Mother hugging her two children on the couch during a warm holiday celebration with a Christmas tree.

Navigating the first holiday swap with your children can feel overwhelming. If this is the first time your kids will spend a major holiday with your co-parent instead of with you, the emotions can hit hard: sadness, jealousy, fear, or even anger. These feelings are completely normal, and learning how to handle this first holiday swap will set the tone for your long-term co-parenting rhythm and your child’s emotional security. With compassion and preparation, you can navigate this transition while supporting your child’s emotional well-being.

Understanding Emotions During the First Holiday Swap With Your Children

In moments like this, children often look to their parents to understand how they should feel. That first year, it helps not to treat the whole transition like a crisis: over-explaining, over-checking, over-everything. When the emotional tone remains steady, children are more likely to experience the change as manageable rather than alarming.

What helps is keeping things calm and simple, saying something like, “You’re going to have a wonderful holiday with Mom/Dad, and when you come back, we’ll have our own celebration.” Simple, confident reassurance communicates security and reinforces that this shift is not a competition but a new rhythm.

Avoiding the Comparison Trap

Many parents find themselves imagining that the other household is having a Pinterest-perfect holiday while you are eating leftover pasta. But kids don’t compare the way adults do. They remember connection, not color-coordinated ornaments.

One helpful shift is changing the questions you ask. Instead of nervously asking, “Was it more fun there?” Try, “What was your favorite part?” It will open up conversation without making them feel like they have to tiptoe around your feelings.

Setting Expectations & Building Your Own Support

Holiday swaps always go more smoothly when kids know what to expect. Coordinating plans ahead of time, pick-ups, drop-offs, gifts, and meals reduces that frantic holiday-morning stress. And honestly, it helps you just as much as them.

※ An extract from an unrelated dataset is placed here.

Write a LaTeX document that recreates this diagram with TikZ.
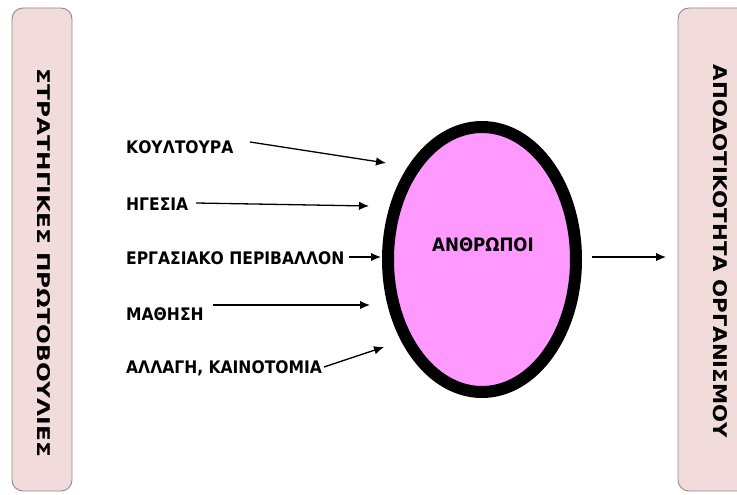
\documentclass[tikz,border=0pt]{standalone}
\usepackage{fontspec}
\setmainfont{Liberation Sans}
\newfontfamily\lsbold{DejaVu Sans Condensed Bold}
\usetikzlibrary{arrows.meta,shapes.geometric}
\definecolor{boxpink}{HTML}{F2DCDB}
\definecolor{boxline}{HTML}{8C8C8C}
\definecolor{people}{HTML}{FF99FF}
\begin{document}
\begin{tikzpicture}[x=1pt,y=-1pt,
  sidebox/.style={draw=boxline,line width=0.9pt,fill=boxpink,rounded corners=11pt},
  lbl/.style={font=\lsbold\fontsize{17.3}{18}\selectfont,inner sep=0pt,anchor=base west},
  arr/.style={line width=1.3pt,-{Latex[length=10pt,width=8.5pt]}}]
\useasboundingbox (0,0) rectangle (737,495);
\fill[white] (0,0) rectangle (737,495);
% side boxes
\draw[sidebox] (12,8) rectangle (72,491);
\draw[sidebox] (678,8) rectangle (760,491);
\node[inner sep=0pt,rotate=-90] (left) at (44,263)
  {\resizebox{388pt}{13pt}{\lsbold ΣΤΡΑΤΗΓΙΚΕΣ ΠΡΩΤΟΒΟΥΛΙΕΣ}};
\node[inner sep=0pt,rotate=-90] (right) at (720,251.5)
  {\resizebox{373pt}{14pt}{\lsbold ΑΠΟΔΟΤΙΚΟΤΗΤΑ ΟΡΓΑΝΙΣΜΟΥ}};
% ellipse
\node[draw=black,line width=12pt,fill=people,ellipse,minimum width=188pt,minimum height=265pt,inner sep=0pt] (E) at (482,259.5) {};
\node[font=\lsbold\fontsize{18.5}{19}\selectfont,inner sep=0pt] (ppl) at (483,245) {ΑΝΘΡΩΠΟΙ};
% labels
\node[lbl] (k1) at (126,153.5) {ΚΟΥΛΤΟΥΡΑ};
\node[lbl] (k2) at (126,210) {ΗΓΕΣΙΑ};
\node[lbl] (k3) at (126,264.5) {ΕΡΓΑΣΙΑΚΟ ΠΕΡΙΒΑΛΛΟΝ};
\node[lbl] (k4) at (126,320) {ΜΑΘΗΣΗ};
\node[lbl] (k5) at (126,373) {ΑΛΛΑΓΗ, ΚΑΙΝΟΤΟΜΙΑ};
% arrow endpoints
\coordinate (s1) at (250,142); \coordinate (e1) at (386,163);
\coordinate (s2) at (196,203); \coordinate (e2) at (369,206);
\coordinate (s3) at (349,257); \coordinate (e3) at (381,257);
\coordinate (s4) at (213,305); \coordinate (e4) at (370,305);
\coordinate (s5) at (324,367); \coordinate (e5) at (384,347);
\coordinate (s6) at (592,257); \coordinate (e6) at (666,257);
\draw[arr] (s1) -- (e1);
\draw[arr] (s2) -- (e2);
\draw[arr] (s3) -- (e3);
\draw[arr] (s4) -- (e4);
\draw[arr] (s5) -- (e5);
\draw[arr] (s6) -- (e6);
\end{tikzpicture}
\end{document}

But here’s something parents rarely talk about: the silence afterward. That empty house can hit hard. So build your support system before the day arrives. Make plans with friends, say yes to that neighbor’s invitation, or pick something soothing you can do alone without feeling lonely, like volunteering, a long walk, or a new tradition you create just for you.

Supporting Yourself During the Holiday Without Your Children

When your child comes home, you’ll probably both feel a swirl of emotions: happy, tired, maybe a little off-balance. A simple reconnection ritual helps, like hot chocolate, a movie, or even a short walk together. It tells them, “You’re home, you’re safe, and we’re good.”

Remember: One holiday doesn’t define your family. Over time, the first holiday swap with your children becomes just one part of a new, steady co-parenting rhythm that your child can depend on.